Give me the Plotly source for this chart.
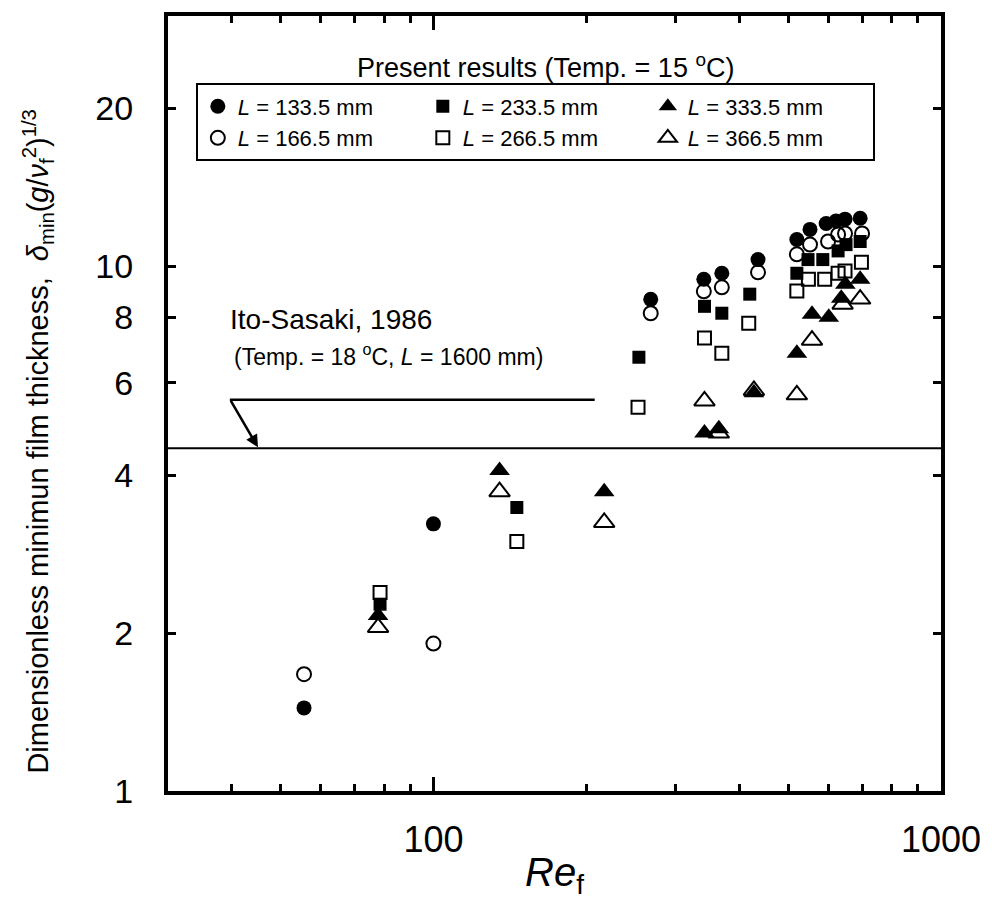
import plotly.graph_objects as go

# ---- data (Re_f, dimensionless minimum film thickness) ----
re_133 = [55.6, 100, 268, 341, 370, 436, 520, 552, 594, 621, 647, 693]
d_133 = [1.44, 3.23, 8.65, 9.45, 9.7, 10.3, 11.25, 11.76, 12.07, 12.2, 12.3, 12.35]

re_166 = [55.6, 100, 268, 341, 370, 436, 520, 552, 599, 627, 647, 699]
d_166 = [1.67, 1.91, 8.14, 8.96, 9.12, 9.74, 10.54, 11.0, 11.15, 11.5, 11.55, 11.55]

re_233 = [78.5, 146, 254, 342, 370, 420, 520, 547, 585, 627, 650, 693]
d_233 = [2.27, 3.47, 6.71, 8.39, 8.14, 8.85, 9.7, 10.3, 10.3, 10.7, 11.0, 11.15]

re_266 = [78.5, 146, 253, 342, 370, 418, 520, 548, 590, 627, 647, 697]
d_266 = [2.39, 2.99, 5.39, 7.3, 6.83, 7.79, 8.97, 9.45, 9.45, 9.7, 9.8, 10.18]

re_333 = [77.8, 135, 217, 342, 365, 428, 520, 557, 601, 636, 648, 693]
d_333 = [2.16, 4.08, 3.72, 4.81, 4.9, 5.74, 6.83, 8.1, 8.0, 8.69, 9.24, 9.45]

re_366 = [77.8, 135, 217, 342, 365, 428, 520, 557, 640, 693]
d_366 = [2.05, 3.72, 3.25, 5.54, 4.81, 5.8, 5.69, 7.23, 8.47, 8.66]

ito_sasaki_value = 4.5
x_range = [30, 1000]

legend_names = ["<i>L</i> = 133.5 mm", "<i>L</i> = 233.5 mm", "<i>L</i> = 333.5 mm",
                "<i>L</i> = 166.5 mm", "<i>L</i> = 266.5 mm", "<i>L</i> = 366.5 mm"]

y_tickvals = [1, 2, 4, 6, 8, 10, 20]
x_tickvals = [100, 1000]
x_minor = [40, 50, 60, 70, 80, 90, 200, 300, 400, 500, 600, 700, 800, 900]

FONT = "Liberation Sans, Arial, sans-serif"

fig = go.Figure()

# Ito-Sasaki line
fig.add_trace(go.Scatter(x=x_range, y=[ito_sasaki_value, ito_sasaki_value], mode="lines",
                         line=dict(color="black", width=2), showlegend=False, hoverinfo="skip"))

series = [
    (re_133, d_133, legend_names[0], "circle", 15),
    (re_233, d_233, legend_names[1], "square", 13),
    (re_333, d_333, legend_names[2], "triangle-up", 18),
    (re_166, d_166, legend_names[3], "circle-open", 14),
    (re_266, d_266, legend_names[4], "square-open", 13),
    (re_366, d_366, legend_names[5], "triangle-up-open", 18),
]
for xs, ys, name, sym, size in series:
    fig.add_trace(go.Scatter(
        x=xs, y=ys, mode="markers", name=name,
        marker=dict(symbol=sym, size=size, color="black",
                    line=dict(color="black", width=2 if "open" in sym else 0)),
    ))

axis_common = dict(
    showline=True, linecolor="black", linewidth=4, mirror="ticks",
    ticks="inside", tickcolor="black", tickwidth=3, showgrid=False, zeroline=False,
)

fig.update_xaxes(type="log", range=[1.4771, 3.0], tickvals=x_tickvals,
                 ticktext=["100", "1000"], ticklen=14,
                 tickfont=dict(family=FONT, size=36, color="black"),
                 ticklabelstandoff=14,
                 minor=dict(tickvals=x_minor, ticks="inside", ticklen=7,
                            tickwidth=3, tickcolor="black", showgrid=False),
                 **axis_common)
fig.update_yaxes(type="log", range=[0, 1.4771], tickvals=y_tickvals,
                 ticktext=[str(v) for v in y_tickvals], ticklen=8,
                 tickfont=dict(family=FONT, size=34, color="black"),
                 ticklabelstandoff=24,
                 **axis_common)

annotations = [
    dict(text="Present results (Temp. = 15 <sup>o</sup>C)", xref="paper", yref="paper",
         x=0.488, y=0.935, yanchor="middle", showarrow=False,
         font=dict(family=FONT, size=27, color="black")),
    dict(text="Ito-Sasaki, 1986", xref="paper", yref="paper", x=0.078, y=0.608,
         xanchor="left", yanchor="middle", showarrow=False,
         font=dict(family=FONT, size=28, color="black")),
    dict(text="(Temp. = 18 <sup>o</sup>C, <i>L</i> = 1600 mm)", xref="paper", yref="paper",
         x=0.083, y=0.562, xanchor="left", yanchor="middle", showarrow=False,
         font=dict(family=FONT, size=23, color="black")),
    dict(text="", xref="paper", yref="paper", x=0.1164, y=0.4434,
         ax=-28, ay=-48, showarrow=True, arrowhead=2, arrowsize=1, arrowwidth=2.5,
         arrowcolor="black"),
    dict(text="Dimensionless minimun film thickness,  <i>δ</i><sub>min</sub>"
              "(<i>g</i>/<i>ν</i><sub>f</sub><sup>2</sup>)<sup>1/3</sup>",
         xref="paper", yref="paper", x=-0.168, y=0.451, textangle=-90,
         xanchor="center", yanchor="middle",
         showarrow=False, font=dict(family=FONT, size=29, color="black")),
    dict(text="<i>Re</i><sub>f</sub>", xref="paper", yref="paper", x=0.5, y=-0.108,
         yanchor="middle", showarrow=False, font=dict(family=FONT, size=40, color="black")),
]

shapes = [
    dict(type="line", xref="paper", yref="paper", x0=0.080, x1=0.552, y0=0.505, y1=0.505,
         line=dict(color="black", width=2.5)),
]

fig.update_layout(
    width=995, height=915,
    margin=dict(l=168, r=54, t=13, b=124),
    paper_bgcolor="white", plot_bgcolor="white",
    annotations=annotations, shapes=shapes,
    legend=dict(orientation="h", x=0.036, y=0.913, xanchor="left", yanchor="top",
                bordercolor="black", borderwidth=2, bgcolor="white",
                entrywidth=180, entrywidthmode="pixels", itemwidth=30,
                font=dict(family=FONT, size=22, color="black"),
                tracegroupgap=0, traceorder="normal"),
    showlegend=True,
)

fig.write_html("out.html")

→ GIVEN EXERCISE
Everything from the top line of the data down to and including the line with "12.2, 12.3, 12.35]" is to be copied, except the pictures.

→ CORRECT RESULT
Give me the Plotly source for this chart.
import plotly.graph_objects as go

# ---- data (Re_f, dimensionless minimum film thickness) ----
re_133 = [55.6, 100, 268, 341, 370, 436, 520, 552, 594, 621, 647, 693]
d_133 = [1.44, 3.23, 8.65, 9.45, 9.7, 10.3, 11.25, 11.76, 12.07, 12.2, 12.3, 12.35]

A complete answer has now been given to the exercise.